«Ochenta y seis años hace que le sirvo  y ningún daño he recibido de Él. ¿Cómo podría maldecir a mi Rey, que me ha salvado?«.

De este modo San Policarpo se defendía ante el procónsul que le incitaba a maldecir a Jesucristo para salvar su vida del martirio. ¿Cómo podía hablar con esa valentía, afirmando a Cristo como Rey, negando al emperador su estatus de regente absoluto? ¿Qué quería decir al afirmar que Jesucristo le había salvado?

Nosotros también podemos responder a estas preguntas desde nuestra propia experiencia. Aunque entre nosotros y San Policarpo existe un largo  puente de casi una veintena de siglos, sin embargo, la misma experiencia del encuentro personal con el amor y la salvación de Jesús permanece en el tiempo. Esto es fantástico. Pero su experiencia nos interesa doblemente porque es un Padre Apostólico, es decir, estamos ante un discípulo directo de los apóstoles, y en concreto, del mismísimo San Juan.

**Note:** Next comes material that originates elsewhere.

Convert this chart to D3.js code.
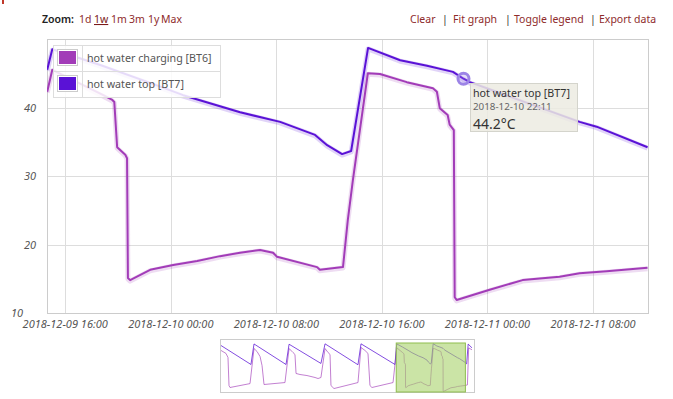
<!DOCTYPE html>
<meta charset="utf-8">
<script src="https://d3js.org/d3.v7.min.js"></script>
<style>
body { margin: 0; background: #fff; }
svg { font-family: "Noto Sans", "Liberation Sans", sans-serif; }
.link { fill: #8e2b2b; font-size: 10.5px; }
.sep { fill: #333; font-size: 10.5px; }
.axis-label { fill: #555; font-size: 11px; font-style: italic; }
.grid line { stroke: #ddd; shape-rendering: crispEdges; }
.legend-text { fill: #555; font-size: 10.7px; }
</style>

<svg id="chart" width="673" height="399"></svg>

<script>
var parse = d3.timeParse("%Y-%m-%d %H:%M");

// zoomed window
var bt6 = [
  ["2018-12-09 14:38", 42.3], ["2018-12-09 15:01", 45.5], ["2018-12-09 18:53", 41.8],
  ["2018-12-09 19:34", 41.1], ["2018-12-09 19:43", 40.8], ["2018-12-09 19:56", 34.2],
  ["2018-12-09 20:33", 33.1], ["2018-12-09 20:41", 32.6], ["2018-12-09 20:45", 15.1],
  ["2018-12-09 20:55", 14.8], ["2018-12-09 22:26", 16.3], ["2018-12-10 00:11", 17.0],
  ["2018-12-10 02:00", 17.6], ["2018-12-10 03:44", 18.3], ["2018-12-10 05:15", 18.8],
  ["2018-12-10 06:46", 19.2], ["2018-12-10 07:45", 18.8], ["2018-12-10 08:03", 18.2],
  ["2018-12-10 11:05", 16.7], ["2018-12-10 11:18", 16.3], ["2018-12-10 13:03", 16.7],
  ["2018-12-10 13:25", 23.6], ["2018-12-10 13:48", 29.4], ["2018-12-10 14:56", 45.0],
  ["2018-12-10 15:51", 44.9], ["2018-12-10 17:53", 43.7], ["2018-12-10 19:52", 42.8],
  ["2018-12-10 20:10", 42.3], ["2018-12-10 20:23", 39.9], ["2018-12-10 20:59", 38.9],
  ["2018-12-10 21:08", 37.5], ["2018-12-10 21:27", 36.7], ["2018-12-10 21:31", 12.3],
  ["2018-12-10 21:40", 11.9], ["2018-12-11 00:10", 13.4], ["2018-12-11 02:40", 14.8],
  ["2018-12-11 05:28", 15.3], ["2018-12-11 06:59", 15.8], ["2018-12-11 09:02", 16.1],
  ["2018-12-11 12:08", 16.6]
];
var bt7 = [
  ["2018-12-09 14:38", 45.5], ["2018-12-09 15:01", 48.5], ["2018-12-09 18:39", 46.2],
  ["2018-12-09 22:26", 43.6], ["2018-12-10 00:56", 41.8], ["2018-12-10 05:15", 39.3],
  ["2018-12-10 08:17", 37.9], ["2018-12-10 10:56", 36.0], ["2018-12-10 11:51", 34.5],
  ["2018-12-10 12:59", 33.2], ["2018-12-10 13:40", 33.65], ["2018-12-10 14:57", 48.7],
  ["2018-12-10 17:23", 46.9], ["2018-12-10 19:25", 46.1], ["2018-12-10 21:23", 45.2],
  ["2018-12-10 22:11", 44.2], ["2018-12-10 22:40", 43.7], ["2018-12-11 06:59", 37.9],
  ["2018-12-11 08:16", 37.2], ["2018-12-11 12:08", 34.2]
];

// rest of the week, only seen in the overview strip
var bt6Before = [
  ["2018-12-04 19:10", 43.5], ["2018-12-04 22:27", 41.2], ["2018-12-04 23:46", 38.1],
  ["2018-12-05 00:26", 16.5], ["2018-12-05 01:05", 15.0], ["2018-12-05 14:16", 18.0],
  ["2018-12-05 16:54", 45.0], ["2018-12-05 18:54", 42.7], ["2018-12-05 20:54", 38.8],
  ["2018-12-05 22:12", 31.9], ["2018-12-05 23:30", 17.3], ["2018-12-06 13:18", 18.8],
  ["2018-12-06 16:00", 45.0], ["2018-12-06 18:36", 41.9], ["2018-12-06 19:54", 40.4],
  ["2018-12-06 20:36", 25.8], ["2018-12-06 23:12", 25.0], ["2018-12-07 03:48", 24.2],
  ["2018-12-07 09:06", 22.7], ["2018-12-07 11:06", 21.9], ["2018-12-07 13:00", 22.7],
  ["2018-12-07 15:42", 45.0], ["2018-12-07 17:42", 41.9], ["2018-12-07 19:00", 40.4],
  ["2018-12-07 19:36", 16.5], ["2018-12-07 21:36", 14.2], ["2018-12-08 13:24", 18.8],
  ["2018-12-08 15:24", 45.8], ["2018-12-08 18:00", 43.5], ["2018-12-08 20:00", 41.2],
  ["2018-12-08 21:18", 16.5], ["2018-12-08 22:36", 15.0], ["2018-12-09 12:30", 18.8]
];
var bt6After = [["2018-12-11 13:30", 17.0], ["2018-12-11 14:20", 45.5], ["2018-12-11 16:30", 44.0]];
var bt7Before = [
  ["2018-12-04 19:10", 47.3], ["2018-12-05 14:54", 32.7], ["2018-12-05 16:54", 48.5],
  ["2018-12-06 14:00", 32.7], ["2018-12-06 16:00", 48.3], ["2018-12-07 13:00", 33.5],
  ["2018-12-07 15:42", 48.6], ["2018-12-08 13:24", 32.5], ["2018-12-08 15:24", 48.6],
  ["2018-12-09 13:48", 32.7]
];
var bt7After = [["2018-12-11 13:00", 33.2], ["2018-12-11 14:00", 48.4], ["2018-12-11 16:30", 45.5]];

var seriesNames = ["hot water charging [BT6]", "hot water top [BT7]"];
var seriesColors = ["#a23cb8", "#5a12d6"];
var yTicks = [10, 20, 30, 40];
var xTicks = ["2018-12-09 16:00", "2018-12-10 00:00", "2018-12-10 08:00",
              "2018-12-10 16:00", "2018-12-11 00:00", "2018-12-11 08:00"];
var viewRange = ["2018-12-09 14:37", "2018-12-11 12:10"];
var weekRange = ["2018-12-04 18:30", "2018-12-11 18:30"];
var hover = { series: 1, time: "2018-12-10 22:11", value: 44.2 };

var svg = d3.select("#chart");

// small red mark in the corner
svg.append("rect").attr("x", 2).attr("y", 0).attr("width", 2).attr("height", 4).attr("fill", "#c0392b");

// header links
svg.append("text").attr("x", 42).attr("y", 23).style("font-size", "10.5px").style("fill", "#222")
  .style("font-weight", "600").text("Zoom:");
var zoomLinks = [["1d", 79], ["1w", 94], ["1m", 111], ["3m", 129], ["1y", 148], ["Max", 161]];
svg.selectAll(".zl").data(zoomLinks).enter().append("text")
  .attr("class", "link")
  .attr("x", function(d){ return d[1] })
  .attr("y", 23)
  .style("text-decoration", function(d){ return d[0] == "1w" ? "underline" : null })
  .style("fill", function(d){ return d[0] == "1w" ? "#7a1a1a" : null })
  .text(function(d){ return d[0] });
var rightLinks = [["Clear", 410, "link"], ["|", 442, "sep"], ["Fit graph", 453, "link"], ["|", 505, "sep"],
                  ["Toggle legend", 514, "link"], ["|", 590, "sep"], ["Export data", 599, "link"]];
svg.selectAll(".rl").data(rightLinks).enter().append("text")
  .attr("class", function(d){ return d[2] })
  .attr("x", function(d){ return d[1] })
  .attr("y", 23)
  .text(function(d){ return d[0] });

// main plot
var x = d3.scaleTime().domain(viewRange.map(parse)).range([47, 648]);
var y = d3.scaleLinear().domain([10, 50]).range([313, 39]);

var grid = svg.append("g").attr("class", "grid");
grid.selectAll(".gx").data(xTicks).enter().append("line")
  .attr("x1", function(d){ return Math.round(x(parse(d))) + 0.5 })
  .attr("x2", function(d){ return Math.round(x(parse(d))) + 0.5 })
  .attr("y1", 39).attr("y2", 313);
grid.selectAll(".gy").data(yTicks).enter().append("line")
  .attr("x1", 47).attr("x2", 648)
  .attr("y1", function(d){ return Math.round(y(d)) + 0.5 })
  .attr("y2", function(d){ return Math.round(y(d)) + 0.5 });
svg.append("rect").attr("x", 47.5).attr("y", 39.5).attr("width", 601).attr("height", 274)
  .attr("fill", "none").attr("stroke", "#ccc");

svg.selectAll(".yl").data(yTicks).enter().append("text")
  .attr("class", "axis-label")
  .attr("x", function(d){ return d == 10 ? 23 : 36 })
  .attr("y", function(d){ return y(d) + 4 })
  .attr("text-anchor", "end")
  .text(function(d){ return d });
svg.selectAll(".xl").data(xTicks).enter().append("text")
  .attr("class", "axis-label")
  .attr("x", function(d){ return x(parse(d)) })
  .attr("y", 328)
  .attr("text-anchor", "middle")
  .text(function(d){ return d });

svg.append("clipPath").attr("id", "plotclip").append("rect")
  .attr("x", 47).attr("y", 39).attr("width", 601).attr("height", 274);

var line = d3.line().x(function(d){ return x(parse(d[0])) }).y(function(d){ return y(d[1]) });
var plot = svg.append("g").attr("clip-path", "url(#plotclip)");
[bt6, bt7].forEach(function(s, i) {
  plot.append("path").attr("d", line(s)).attr("fill", "none")
    .attr("stroke", seriesColors[i]).attr("stroke-opacity", 0.18).attr("stroke-width", 5)
    .attr("stroke-linejoin", "round").attr("transform", "translate(0,1)");
  plot.append("path").attr("d", line(s)).attr("fill", "none")
    .attr("stroke", seriesColors[i]).attr("stroke-width", 2).attr("stroke-linejoin", "round");
});

// legend
var lg = svg.append("g");
lg.append("rect").attr("x", 53.5).attr("y", 45.5).attr("width", 167).attr("height", 52)
  .attr("fill", "#fff").attr("fill-opacity", 0.85).attr("stroke", "#ddd");
lg.append("line").attr("x1", 53).attr("x2", 220).attr("y1", 71.5).attr("y2", 71.5).attr("stroke", "#ddd");
lg.append("line").attr("x1", 82.5).attr("x2", 82.5).attr("y1", 45).attr("y2", 97).attr("stroke", "#ddd");
seriesNames.forEach(function(n, i) {
  var top = 45 + i * 26;
  lg.append("rect").attr("x", 57.5).attr("y", top + 4.5).attr("width", 20).attr("height", 16)
    .attr("fill", "#fff").attr("stroke", "#ccc");
  lg.append("rect").attr("x", 59).attr("y", top + 6).attr("width", 17).attr("height", 13)
    .attr("fill", seriesColors[i]);
  lg.append("text").attr("class", "legend-text").attr("x", 87).attr("y", top + 17).text(n);
});

// hover marker and tooltip
var hx = x(parse(hover.time)), hy = y(hover.value);
svg.append("circle").attr("cx", hx).attr("cy", hy).attr("r", 5.5)
  .attr("fill", "#9c84e6").attr("fill-opacity", 0.25).attr("stroke", "#9c84e6").attr("stroke-width", 3);
var tip = svg.append("g");
tip.append("rect").attr("x", 470.5).attr("y", 83.5).attr("width", 107).attr("height", 48)
  .attr("fill", "#ecebe2").attr("fill-opacity", 0.85).attr("stroke", "#d4d4cc");
tip.append("text").attr("x", 473).attr("y", 97).style("font-size", "10.7px").style("fill", "#333")
  .text(seriesNames[hover.series]);
tip.append("text").attr("x", 473).attr("y", 110).style("font-size", "9.8px").style("fill", "#666")
  .text(hover.time);
tip.append("text").attr("x", 473).attr("y", 129).style("font-size", "14px").style("fill", "#333")
  .text(d3.format(".1f")(hover.value) + "\u00b0C");

// overview strip
var ox = d3.scaleTime().domain(weekRange.map(parse)).range([220, 475]);
var oy = d3.scaleLinear().domain([10, 50]).range([394, 342]);
svg.append("rect").attr("x", 220.5).attr("y", 339.5).attr("width", 254).attr("height", 53)
  .attr("fill", "#fff").attr("stroke", "#ccc");
svg.append("clipPath").attr("id", "ovclip").append("rect")
  .attr("x", 221).attr("y", 340).attr("width", 253).attr("height", 52);
var oline = d3.line().x(function(d){ return ox(parse(d[0])) }).y(function(d){ return oy(d[1]) });
var ov = svg.append("g").attr("clip-path", "url(#ovclip)");
[bt6Before.concat(bt6, bt6After), bt7Before.concat(bt7, bt7After)].forEach(function(s, i) {
  ov.append("path").attr("d", oline(s)).attr("fill", "none")
    .attr("stroke", seriesColors[i]).attr("stroke-width", 1).attr("stroke-opacity", i == 0 ? 0.65 : 0.75);
});
var sx0 = ox(parse(viewRange[0])), sx1 = ox(parse(viewRange[1]));
svg.append("rect").attr("x", sx0).attr("y", 343).attr("width", sx1 - sx0).attr("height", 49)
  .attr("fill", "#a8d26a").attr("fill-opacity", 0.6).attr("stroke", "#8fbd4f").attr("stroke-width", 1);
</script>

«Oid la voz del Señor…»- dice Isaías al pueblo de Israel. ¡Qué pretensión! ¡La voz de Dios en la voz de un hombre! Pero así lo ha querido Dios desde los comienzos de su revelación. Dios ha hablado  de muchos modos, pero sobre todo, a través de profetas y personas elegidas que la transmitieron.  Así también, la voz de Cristo se ha ido escuchando de un modo fidedigno en la voz de los apóstoles, luego en sus sucesores y así hasta nuestros días. De este modo ocurre el fenómeno maravilloso que antes señalábamos: nuestro sentido de la fe es el mismo que el de los apóstoles. Y eso es gracias a que podemos seguir escuchando la voz del Señor en los sucesores de los apóstoles .  ¡Este es el milagro de lo que llamamos «la Tradición»! Pero lleva consigo una gran responsabilidad. Asi lo pide hoy el evangelio: poner en consonancia nuestras palabras, nuestro testimonio, con lo concreto de nuestra vida. Porque no sólo hemos recibido la herencia de poder encontrarnos personalmente con Cristo, ¡sino que debemos transmitir su Presencia entre nosotros! Con sus mismos gestos, con sus mismas palabras, con su mismo amor y misericordia…

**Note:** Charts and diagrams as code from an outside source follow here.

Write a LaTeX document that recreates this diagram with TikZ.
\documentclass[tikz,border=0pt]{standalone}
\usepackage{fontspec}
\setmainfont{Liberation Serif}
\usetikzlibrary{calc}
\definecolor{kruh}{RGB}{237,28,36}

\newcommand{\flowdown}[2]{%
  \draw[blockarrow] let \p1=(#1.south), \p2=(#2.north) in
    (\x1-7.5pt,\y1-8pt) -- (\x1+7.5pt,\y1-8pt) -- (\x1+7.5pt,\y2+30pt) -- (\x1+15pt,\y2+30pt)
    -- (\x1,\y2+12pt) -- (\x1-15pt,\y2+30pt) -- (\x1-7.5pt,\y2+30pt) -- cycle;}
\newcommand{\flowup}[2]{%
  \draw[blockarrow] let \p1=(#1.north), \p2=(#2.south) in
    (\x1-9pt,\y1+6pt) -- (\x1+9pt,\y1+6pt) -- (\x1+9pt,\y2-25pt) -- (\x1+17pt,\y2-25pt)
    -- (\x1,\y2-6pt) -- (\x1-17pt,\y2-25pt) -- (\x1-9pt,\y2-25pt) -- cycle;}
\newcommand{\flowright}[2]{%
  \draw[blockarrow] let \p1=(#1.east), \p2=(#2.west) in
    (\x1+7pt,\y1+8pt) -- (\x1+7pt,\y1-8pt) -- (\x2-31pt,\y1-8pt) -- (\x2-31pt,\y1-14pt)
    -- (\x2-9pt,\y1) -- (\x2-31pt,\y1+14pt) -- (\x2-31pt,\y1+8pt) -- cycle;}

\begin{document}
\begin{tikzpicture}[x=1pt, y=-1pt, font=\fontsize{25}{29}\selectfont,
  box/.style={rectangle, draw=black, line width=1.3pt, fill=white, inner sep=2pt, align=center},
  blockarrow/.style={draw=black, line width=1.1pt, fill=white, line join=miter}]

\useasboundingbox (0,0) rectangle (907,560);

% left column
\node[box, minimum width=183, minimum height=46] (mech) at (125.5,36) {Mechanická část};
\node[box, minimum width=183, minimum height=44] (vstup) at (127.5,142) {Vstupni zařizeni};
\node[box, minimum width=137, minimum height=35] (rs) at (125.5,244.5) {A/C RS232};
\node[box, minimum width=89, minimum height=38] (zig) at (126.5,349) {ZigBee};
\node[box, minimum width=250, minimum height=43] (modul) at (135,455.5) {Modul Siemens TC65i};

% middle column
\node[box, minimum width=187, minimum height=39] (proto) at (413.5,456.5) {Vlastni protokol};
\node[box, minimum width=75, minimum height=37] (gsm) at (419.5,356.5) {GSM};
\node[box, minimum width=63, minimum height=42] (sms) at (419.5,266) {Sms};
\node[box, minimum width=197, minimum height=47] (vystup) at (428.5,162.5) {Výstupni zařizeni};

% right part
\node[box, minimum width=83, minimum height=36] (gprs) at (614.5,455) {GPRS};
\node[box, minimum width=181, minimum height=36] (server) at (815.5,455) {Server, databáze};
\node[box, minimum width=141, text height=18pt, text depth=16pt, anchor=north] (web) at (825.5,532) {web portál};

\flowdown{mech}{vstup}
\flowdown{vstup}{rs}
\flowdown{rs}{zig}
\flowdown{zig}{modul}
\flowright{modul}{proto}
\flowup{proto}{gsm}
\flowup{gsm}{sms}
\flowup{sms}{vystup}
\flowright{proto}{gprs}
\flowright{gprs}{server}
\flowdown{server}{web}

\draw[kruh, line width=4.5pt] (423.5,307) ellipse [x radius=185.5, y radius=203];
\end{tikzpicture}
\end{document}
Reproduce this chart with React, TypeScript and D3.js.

Desearíamos tener la grabación de video o de audio de nuestro Señor. Pero aunque entonces no había esos medios, sí conservamos un tesoro que podía haberse perdido: la voz y los actos de Cristo, grabados en la memoria de los apóstoles, primeros discípulos y sus sucesores. Memoria viva que se ha transmitido con fidelidad de generación en generación. Por eso hoy somos capaces de repetir la misma experiencia de salvación de aquellos. ¡ Qué grandioso! Y podemos verificarlo escuchando luego el testimonio de aquellos, nuestros primeros padres. Así, Ireneo de Lyon, discípulo de Policarpo, seguirá esa cadena de transmisión de vida, y escribirá para nosotros:

«Recuerdo perfectamente los discursos que Policarpo hacía al pueblo, cómo describía sus relaciones con Juan y con los demás que habían visto al Señor (…); y qué es lo que había escuchado de ellos acerca del Señor, de sus milagros y enseñanzas; y cómo Policarpo después de haberlo recibido de esos testigos oculares de la vida del Verbo, todo lo relataba en consonancia de las Escrituras y con su vida».